Rows from a dataset of charts and code:
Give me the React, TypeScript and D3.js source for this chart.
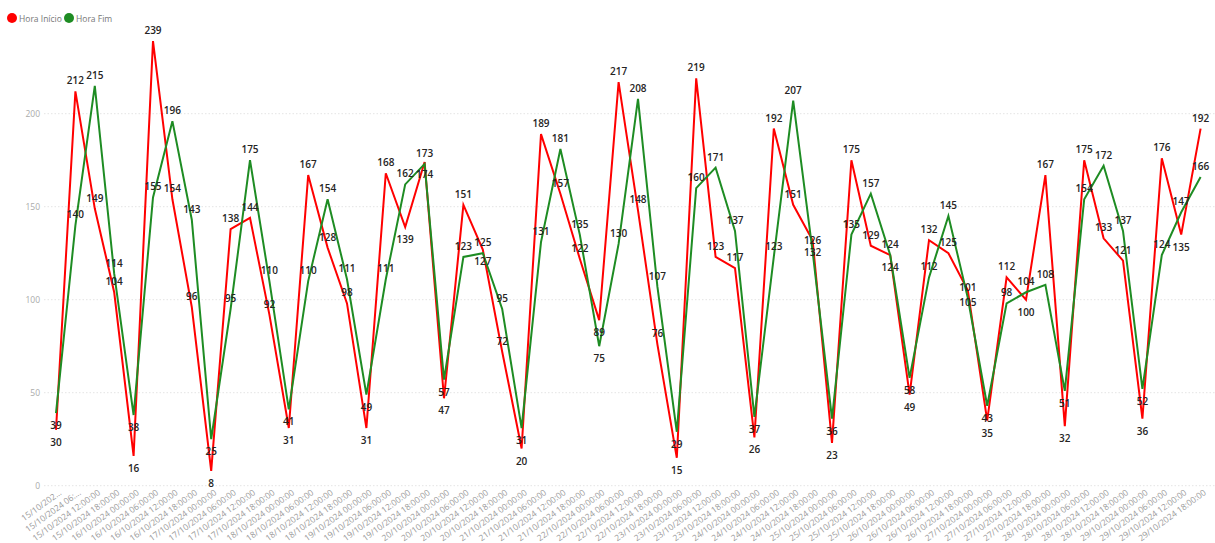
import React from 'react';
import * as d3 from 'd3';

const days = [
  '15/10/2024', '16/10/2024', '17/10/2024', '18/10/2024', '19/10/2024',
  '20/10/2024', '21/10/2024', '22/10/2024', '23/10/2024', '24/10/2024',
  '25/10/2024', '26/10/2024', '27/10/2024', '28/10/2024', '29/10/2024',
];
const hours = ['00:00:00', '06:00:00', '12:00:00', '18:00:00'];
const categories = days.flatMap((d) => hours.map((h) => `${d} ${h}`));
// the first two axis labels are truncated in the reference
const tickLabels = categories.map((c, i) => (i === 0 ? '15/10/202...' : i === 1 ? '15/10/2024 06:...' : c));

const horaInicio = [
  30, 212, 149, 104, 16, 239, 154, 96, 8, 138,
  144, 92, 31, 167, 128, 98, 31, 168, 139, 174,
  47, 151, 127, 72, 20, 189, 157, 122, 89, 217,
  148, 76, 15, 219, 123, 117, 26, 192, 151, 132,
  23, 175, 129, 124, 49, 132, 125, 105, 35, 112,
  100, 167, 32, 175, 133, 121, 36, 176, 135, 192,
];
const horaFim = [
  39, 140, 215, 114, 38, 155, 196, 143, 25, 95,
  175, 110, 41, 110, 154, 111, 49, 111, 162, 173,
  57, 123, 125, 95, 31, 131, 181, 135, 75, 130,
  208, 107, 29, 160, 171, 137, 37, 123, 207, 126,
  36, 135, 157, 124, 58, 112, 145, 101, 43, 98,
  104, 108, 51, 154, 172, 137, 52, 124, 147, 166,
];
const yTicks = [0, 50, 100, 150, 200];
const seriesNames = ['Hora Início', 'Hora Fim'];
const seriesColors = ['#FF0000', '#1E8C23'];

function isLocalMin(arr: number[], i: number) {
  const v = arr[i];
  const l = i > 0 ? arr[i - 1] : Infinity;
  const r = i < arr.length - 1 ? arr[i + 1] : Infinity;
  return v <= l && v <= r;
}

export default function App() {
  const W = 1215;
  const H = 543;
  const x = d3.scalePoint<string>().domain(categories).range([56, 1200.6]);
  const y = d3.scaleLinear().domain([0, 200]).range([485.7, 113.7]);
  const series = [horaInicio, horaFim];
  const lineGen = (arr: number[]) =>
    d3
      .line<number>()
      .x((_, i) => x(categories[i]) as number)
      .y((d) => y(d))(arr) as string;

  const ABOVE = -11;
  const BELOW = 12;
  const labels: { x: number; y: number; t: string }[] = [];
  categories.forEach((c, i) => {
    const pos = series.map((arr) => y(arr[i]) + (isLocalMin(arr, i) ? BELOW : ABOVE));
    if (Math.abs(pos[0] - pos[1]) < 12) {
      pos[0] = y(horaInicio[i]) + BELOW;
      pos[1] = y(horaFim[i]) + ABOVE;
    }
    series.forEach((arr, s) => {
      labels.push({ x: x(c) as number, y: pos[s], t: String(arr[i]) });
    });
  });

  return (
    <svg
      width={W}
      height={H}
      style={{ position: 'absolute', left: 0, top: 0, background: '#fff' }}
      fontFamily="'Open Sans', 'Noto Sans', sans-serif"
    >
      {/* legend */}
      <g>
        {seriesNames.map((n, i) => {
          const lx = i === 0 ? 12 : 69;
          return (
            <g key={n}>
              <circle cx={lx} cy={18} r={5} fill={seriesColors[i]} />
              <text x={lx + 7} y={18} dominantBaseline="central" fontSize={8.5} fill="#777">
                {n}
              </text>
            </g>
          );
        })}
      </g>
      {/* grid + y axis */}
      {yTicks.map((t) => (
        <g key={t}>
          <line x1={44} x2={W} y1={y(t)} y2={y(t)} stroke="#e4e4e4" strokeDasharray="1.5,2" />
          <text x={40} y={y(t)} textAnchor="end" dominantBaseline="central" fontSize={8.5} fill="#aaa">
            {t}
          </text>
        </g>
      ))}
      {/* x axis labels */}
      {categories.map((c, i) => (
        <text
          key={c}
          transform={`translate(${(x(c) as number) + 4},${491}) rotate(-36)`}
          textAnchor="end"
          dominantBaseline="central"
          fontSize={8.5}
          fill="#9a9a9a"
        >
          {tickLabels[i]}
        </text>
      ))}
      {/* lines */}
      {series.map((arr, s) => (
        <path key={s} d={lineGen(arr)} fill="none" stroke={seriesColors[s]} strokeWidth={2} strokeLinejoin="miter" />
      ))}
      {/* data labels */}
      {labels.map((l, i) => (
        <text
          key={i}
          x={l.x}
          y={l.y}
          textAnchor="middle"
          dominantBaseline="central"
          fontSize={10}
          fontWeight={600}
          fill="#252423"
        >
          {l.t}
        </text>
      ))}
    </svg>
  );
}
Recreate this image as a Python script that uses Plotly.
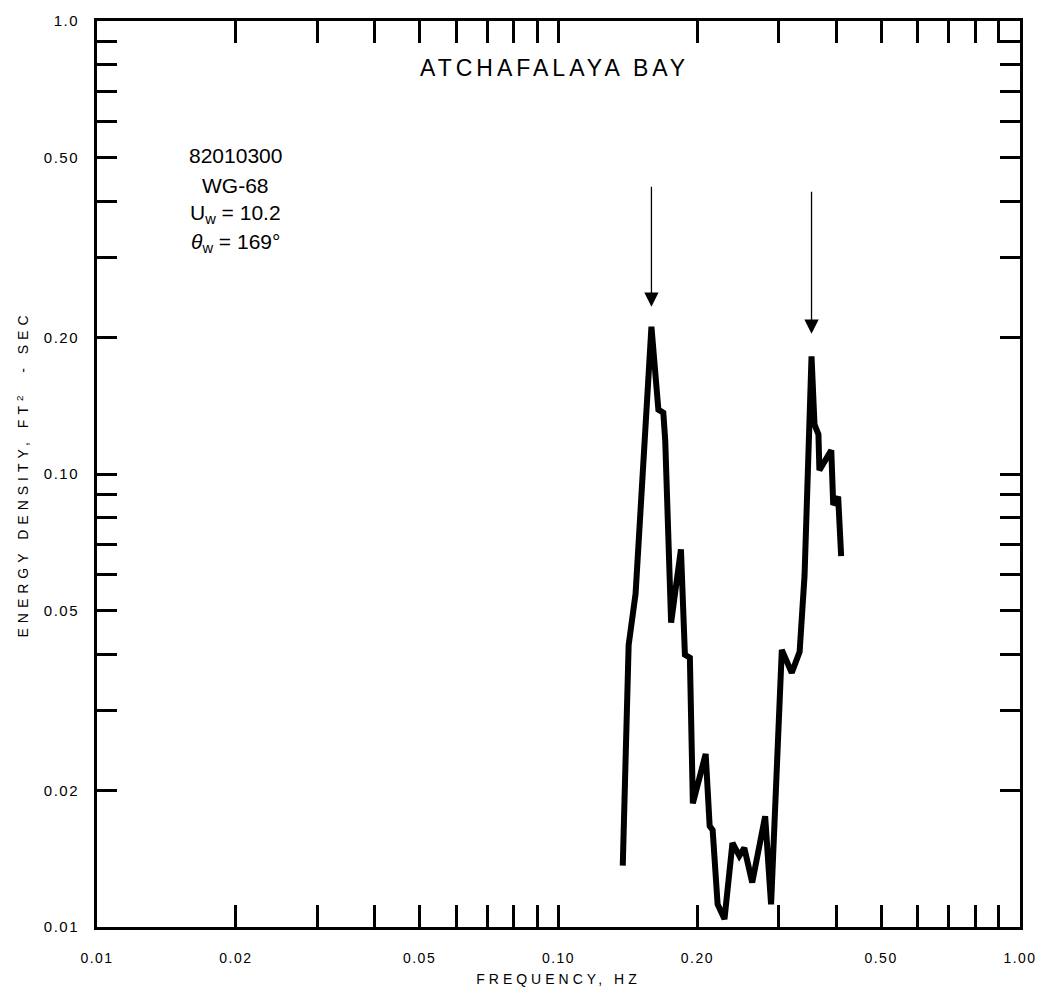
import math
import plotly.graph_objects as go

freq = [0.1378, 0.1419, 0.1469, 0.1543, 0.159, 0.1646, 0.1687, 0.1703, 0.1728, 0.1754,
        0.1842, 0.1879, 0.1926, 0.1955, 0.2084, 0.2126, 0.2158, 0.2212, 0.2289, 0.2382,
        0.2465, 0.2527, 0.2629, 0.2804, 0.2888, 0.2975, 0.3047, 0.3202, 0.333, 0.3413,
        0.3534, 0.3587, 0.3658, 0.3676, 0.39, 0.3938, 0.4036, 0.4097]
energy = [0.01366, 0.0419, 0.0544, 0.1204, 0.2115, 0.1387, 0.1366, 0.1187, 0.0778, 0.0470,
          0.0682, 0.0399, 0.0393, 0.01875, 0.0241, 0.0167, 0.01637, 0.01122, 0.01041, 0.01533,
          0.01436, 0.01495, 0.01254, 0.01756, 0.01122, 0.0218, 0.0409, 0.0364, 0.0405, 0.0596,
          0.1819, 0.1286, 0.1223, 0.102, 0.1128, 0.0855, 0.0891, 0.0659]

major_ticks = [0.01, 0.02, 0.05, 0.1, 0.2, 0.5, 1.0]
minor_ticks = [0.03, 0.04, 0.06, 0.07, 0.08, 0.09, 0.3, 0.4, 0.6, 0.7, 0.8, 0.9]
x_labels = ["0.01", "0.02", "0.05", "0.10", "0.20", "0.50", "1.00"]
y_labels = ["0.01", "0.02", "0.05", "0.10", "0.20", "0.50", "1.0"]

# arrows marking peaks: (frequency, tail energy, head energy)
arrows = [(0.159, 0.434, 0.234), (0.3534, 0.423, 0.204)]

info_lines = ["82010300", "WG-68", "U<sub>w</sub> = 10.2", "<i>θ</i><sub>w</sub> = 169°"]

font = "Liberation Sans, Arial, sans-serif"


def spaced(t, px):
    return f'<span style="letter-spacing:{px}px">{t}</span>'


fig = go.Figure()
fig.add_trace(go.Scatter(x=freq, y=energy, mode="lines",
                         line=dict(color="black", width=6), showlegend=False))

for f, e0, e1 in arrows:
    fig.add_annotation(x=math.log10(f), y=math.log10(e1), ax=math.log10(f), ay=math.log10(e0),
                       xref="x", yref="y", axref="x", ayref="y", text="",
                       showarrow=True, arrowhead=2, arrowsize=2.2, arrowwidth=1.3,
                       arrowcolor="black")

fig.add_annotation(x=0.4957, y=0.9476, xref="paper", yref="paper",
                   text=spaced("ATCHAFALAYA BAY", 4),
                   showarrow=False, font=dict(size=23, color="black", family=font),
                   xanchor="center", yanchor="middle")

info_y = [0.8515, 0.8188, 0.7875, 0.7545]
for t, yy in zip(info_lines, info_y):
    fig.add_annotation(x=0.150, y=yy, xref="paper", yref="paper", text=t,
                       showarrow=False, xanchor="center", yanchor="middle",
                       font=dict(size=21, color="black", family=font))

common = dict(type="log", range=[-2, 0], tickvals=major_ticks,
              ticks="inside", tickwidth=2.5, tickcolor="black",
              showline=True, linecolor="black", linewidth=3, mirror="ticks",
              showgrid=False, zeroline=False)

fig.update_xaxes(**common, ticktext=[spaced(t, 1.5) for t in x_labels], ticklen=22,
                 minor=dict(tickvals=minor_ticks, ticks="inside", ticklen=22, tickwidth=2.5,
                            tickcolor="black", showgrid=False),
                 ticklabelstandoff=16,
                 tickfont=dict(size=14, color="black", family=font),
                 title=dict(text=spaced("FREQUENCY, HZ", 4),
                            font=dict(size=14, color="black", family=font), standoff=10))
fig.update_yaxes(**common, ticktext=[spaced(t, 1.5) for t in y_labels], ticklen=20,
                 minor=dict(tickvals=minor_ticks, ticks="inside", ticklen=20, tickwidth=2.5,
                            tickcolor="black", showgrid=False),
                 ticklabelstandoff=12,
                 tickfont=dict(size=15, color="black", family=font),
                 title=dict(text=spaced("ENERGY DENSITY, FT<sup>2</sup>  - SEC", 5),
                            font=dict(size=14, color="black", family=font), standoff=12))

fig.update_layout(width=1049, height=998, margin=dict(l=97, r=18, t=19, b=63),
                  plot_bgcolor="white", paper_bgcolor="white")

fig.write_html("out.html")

**SET TASK**
Return only the lines running from the start of the entries above to the line that contains "const tickLabels = categories.map((c, i)", inclusive, and omit every picture.

**OUTPUT BELOW**
Give me the React, TypeScript and D3.js source for this chart.
import React from 'react';
import * as d3 from 'd3';

const days = [
  '15/10/2024', '16/10/2024', '17/10/2024', '18/10/2024', '19/10/2024',
  '20/10/2024', '21/10/2024', '22/10/2024', '23/10/2024', '24/10/2024',
  '25/10/2024', '26/10/2024', '27/10/2024', '28/10/2024', '29/10/2024',
];
const hours = ['00:00:00', '06:00:00', '12:00:00', '18:00:00'];
const categories = days.flatMap((d) => hours.map((h) => `${d} ${h}`));
// the first two axis labels are truncated in the reference
const tickLabels = categories.map((c, i) => (i === 0 ? '15/10/202...' : i === 1 ? '15/10/2024 06:...' : c));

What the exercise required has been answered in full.